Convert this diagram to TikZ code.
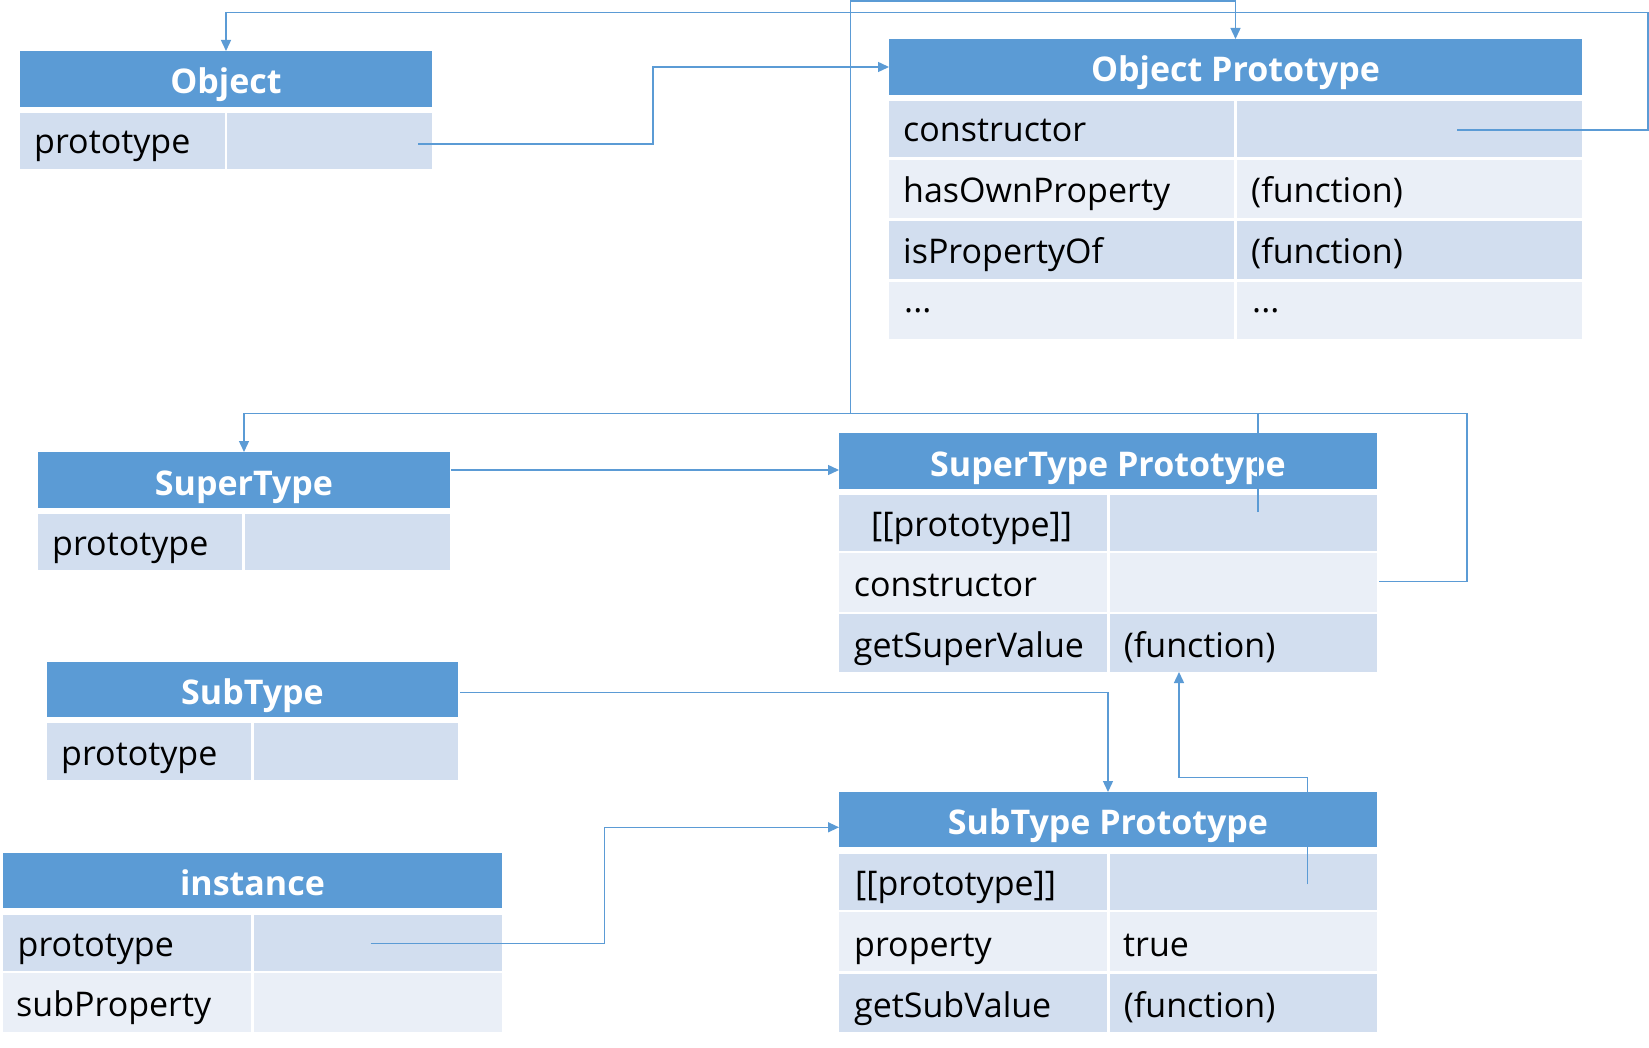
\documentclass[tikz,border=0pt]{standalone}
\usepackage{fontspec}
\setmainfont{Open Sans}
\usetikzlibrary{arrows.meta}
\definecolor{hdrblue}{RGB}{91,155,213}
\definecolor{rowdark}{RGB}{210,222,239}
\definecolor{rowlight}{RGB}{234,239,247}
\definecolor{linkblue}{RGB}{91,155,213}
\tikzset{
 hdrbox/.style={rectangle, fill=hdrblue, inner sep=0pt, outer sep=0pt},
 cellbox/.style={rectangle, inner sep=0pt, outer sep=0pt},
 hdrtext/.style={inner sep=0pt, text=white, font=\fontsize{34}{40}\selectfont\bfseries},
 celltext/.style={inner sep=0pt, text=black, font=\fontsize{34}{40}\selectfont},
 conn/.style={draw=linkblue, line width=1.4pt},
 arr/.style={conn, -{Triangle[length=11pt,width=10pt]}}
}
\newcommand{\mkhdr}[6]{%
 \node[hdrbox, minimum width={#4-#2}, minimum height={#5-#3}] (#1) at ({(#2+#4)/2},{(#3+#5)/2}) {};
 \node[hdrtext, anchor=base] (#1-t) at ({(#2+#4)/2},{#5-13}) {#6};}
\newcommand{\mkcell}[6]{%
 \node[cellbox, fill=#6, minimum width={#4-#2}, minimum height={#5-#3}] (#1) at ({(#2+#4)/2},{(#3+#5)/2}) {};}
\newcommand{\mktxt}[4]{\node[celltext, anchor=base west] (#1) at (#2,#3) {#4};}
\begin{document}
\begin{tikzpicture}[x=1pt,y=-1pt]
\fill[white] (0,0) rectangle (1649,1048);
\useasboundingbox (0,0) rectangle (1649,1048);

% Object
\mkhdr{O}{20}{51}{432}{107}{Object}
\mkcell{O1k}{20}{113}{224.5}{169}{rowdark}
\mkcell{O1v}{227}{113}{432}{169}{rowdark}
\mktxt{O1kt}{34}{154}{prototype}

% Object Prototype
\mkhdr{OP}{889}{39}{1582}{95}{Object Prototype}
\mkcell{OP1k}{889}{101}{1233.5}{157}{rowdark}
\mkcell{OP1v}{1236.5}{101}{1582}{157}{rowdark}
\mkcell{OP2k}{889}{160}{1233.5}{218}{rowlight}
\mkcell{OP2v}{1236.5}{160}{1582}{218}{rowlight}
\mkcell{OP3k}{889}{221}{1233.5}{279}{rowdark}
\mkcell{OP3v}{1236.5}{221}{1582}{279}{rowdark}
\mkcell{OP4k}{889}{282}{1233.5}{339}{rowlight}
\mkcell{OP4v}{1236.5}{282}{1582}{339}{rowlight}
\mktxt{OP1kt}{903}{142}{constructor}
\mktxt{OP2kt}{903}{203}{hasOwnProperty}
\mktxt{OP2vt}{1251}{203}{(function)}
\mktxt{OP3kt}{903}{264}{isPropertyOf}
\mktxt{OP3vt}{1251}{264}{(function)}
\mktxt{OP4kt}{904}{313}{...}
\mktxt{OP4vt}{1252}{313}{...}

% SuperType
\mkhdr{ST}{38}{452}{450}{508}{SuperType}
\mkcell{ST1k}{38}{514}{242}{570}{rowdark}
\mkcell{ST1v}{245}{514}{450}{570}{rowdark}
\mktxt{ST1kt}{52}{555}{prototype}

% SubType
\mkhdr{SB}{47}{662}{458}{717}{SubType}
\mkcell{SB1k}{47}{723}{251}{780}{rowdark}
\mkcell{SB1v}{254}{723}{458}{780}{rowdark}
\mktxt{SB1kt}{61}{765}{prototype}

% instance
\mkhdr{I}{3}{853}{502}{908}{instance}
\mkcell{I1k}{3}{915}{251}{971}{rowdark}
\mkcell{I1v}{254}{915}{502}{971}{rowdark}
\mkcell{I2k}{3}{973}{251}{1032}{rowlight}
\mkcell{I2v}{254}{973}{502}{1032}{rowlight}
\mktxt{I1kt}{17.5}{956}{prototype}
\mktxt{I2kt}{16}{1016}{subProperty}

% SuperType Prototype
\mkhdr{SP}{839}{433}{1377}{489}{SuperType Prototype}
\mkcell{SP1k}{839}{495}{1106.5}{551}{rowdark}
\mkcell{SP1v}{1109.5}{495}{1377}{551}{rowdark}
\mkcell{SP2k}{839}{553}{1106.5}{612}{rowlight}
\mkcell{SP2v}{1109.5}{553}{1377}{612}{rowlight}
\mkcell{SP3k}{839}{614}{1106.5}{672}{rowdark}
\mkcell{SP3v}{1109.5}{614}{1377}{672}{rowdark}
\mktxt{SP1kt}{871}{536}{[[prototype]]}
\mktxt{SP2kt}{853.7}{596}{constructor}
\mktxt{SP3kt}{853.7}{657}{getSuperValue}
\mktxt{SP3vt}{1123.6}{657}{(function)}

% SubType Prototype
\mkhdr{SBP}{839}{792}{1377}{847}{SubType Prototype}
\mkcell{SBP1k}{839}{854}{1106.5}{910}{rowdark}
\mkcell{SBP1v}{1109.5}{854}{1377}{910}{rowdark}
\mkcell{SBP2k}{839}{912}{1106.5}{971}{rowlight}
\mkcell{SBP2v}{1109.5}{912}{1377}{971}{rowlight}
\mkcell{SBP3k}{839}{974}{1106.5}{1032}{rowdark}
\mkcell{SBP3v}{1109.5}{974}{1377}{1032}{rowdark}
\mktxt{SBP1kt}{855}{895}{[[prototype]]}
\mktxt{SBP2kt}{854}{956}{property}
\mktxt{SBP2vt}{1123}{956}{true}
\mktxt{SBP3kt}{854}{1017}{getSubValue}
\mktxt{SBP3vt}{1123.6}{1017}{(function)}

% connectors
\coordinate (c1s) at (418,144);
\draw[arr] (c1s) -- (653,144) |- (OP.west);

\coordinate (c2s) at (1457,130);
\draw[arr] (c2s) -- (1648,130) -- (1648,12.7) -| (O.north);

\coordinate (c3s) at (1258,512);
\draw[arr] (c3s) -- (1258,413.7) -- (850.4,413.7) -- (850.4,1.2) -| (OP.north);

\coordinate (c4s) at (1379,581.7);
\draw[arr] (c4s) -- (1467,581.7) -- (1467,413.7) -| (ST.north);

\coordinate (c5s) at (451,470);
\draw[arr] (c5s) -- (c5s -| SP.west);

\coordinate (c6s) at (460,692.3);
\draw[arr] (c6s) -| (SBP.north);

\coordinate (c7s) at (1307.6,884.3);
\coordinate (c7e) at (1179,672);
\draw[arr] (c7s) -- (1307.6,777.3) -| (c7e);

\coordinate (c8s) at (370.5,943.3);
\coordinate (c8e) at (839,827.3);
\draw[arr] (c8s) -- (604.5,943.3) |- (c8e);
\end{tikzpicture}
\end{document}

________

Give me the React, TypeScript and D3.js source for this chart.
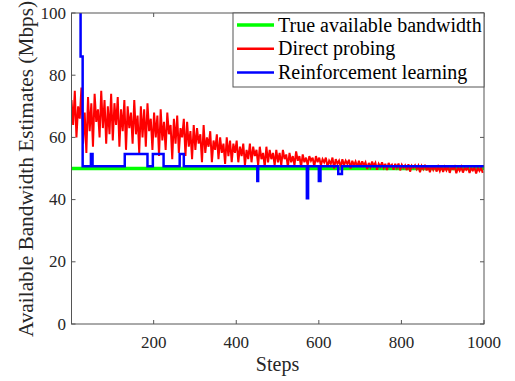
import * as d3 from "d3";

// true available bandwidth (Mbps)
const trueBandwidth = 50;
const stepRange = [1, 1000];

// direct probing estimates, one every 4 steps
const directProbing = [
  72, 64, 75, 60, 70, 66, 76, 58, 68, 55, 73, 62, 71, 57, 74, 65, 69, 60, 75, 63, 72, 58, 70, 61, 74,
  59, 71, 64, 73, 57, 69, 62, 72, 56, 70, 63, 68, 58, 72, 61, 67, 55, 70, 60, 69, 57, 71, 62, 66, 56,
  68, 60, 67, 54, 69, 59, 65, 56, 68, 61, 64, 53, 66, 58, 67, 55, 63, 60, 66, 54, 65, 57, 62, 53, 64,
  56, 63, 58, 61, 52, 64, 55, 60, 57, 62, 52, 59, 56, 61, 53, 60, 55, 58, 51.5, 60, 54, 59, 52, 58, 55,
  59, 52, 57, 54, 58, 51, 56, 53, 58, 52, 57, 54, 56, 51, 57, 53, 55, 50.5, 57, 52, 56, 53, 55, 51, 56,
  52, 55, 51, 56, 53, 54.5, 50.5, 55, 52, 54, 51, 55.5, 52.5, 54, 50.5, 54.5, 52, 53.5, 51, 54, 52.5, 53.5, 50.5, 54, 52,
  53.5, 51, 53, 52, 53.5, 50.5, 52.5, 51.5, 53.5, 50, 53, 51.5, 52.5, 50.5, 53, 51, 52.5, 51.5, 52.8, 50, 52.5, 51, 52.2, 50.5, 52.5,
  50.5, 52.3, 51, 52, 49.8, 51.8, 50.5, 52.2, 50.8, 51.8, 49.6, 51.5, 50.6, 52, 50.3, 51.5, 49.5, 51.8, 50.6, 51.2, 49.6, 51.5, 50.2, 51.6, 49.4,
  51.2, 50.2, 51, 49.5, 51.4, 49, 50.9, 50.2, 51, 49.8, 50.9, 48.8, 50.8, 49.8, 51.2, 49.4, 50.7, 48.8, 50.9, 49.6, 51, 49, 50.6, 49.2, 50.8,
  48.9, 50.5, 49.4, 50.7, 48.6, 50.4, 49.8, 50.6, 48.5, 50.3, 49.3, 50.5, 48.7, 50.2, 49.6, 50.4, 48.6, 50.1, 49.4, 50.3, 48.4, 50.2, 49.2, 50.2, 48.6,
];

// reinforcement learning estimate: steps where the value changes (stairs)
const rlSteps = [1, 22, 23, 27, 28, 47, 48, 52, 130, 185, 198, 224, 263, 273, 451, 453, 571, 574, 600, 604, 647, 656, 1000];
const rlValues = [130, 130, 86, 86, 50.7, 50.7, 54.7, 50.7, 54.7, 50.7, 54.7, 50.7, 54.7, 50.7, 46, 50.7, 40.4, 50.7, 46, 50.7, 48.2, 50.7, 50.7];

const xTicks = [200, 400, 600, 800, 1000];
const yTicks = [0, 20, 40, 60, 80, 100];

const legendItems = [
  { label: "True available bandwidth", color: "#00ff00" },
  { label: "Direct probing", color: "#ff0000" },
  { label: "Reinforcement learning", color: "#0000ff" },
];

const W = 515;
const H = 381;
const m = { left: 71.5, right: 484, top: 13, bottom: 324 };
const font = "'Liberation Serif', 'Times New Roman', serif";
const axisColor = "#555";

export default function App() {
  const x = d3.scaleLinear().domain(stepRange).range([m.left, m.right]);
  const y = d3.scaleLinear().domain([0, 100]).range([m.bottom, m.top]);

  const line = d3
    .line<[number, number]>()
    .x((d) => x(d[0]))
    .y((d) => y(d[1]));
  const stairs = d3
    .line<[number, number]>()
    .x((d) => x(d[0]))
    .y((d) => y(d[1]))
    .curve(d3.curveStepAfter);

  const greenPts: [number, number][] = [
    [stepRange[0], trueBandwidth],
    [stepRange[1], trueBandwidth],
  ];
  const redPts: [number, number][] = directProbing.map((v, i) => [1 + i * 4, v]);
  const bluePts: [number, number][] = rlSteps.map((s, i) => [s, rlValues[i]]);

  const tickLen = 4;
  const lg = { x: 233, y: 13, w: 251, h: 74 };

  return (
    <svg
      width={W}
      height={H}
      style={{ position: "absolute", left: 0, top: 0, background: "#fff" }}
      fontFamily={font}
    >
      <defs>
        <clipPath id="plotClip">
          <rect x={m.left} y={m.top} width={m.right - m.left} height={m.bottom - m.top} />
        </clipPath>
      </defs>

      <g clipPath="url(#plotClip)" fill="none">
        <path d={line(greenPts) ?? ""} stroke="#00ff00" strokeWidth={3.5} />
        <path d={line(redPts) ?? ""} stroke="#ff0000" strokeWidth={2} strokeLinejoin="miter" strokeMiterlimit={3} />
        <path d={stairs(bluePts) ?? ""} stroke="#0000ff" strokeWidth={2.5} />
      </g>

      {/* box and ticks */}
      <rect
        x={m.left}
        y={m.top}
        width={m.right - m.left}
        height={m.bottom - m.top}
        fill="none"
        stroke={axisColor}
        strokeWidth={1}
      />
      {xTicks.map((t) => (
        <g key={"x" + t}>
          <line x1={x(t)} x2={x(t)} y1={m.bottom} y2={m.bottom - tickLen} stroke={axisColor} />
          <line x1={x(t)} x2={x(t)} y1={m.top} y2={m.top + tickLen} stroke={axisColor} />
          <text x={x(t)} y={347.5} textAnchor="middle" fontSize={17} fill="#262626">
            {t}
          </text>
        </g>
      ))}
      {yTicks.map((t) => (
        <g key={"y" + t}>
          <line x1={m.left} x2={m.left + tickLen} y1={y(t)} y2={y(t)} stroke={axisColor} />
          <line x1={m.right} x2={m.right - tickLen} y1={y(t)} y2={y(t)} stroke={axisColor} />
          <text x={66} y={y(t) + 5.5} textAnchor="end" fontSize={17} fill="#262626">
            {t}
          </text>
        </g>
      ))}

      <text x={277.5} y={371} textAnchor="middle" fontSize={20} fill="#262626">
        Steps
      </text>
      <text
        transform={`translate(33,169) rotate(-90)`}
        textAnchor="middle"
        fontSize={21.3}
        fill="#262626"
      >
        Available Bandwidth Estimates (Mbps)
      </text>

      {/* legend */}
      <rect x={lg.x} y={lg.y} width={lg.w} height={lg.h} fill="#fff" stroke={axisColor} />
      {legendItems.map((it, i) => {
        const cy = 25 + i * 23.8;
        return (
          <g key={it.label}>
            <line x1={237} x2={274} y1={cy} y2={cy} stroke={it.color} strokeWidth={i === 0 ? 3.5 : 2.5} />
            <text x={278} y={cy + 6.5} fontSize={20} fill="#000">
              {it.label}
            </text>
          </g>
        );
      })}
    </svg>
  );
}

________

DIRECTIONS FOR THIS TASK:
Go back to the listing above and reproduce, exactly, the stretch from the line bearing "Give me the" through the line bearing "const stepRange = [1, 1000];", without its pictures.

TASK ANSWER:
Give me the React, TypeScript and D3.js source for this chart.
import * as d3 from "d3";

// true available bandwidth (Mbps)
const trueBandwidth = 50;
const stepRange = [1, 1000];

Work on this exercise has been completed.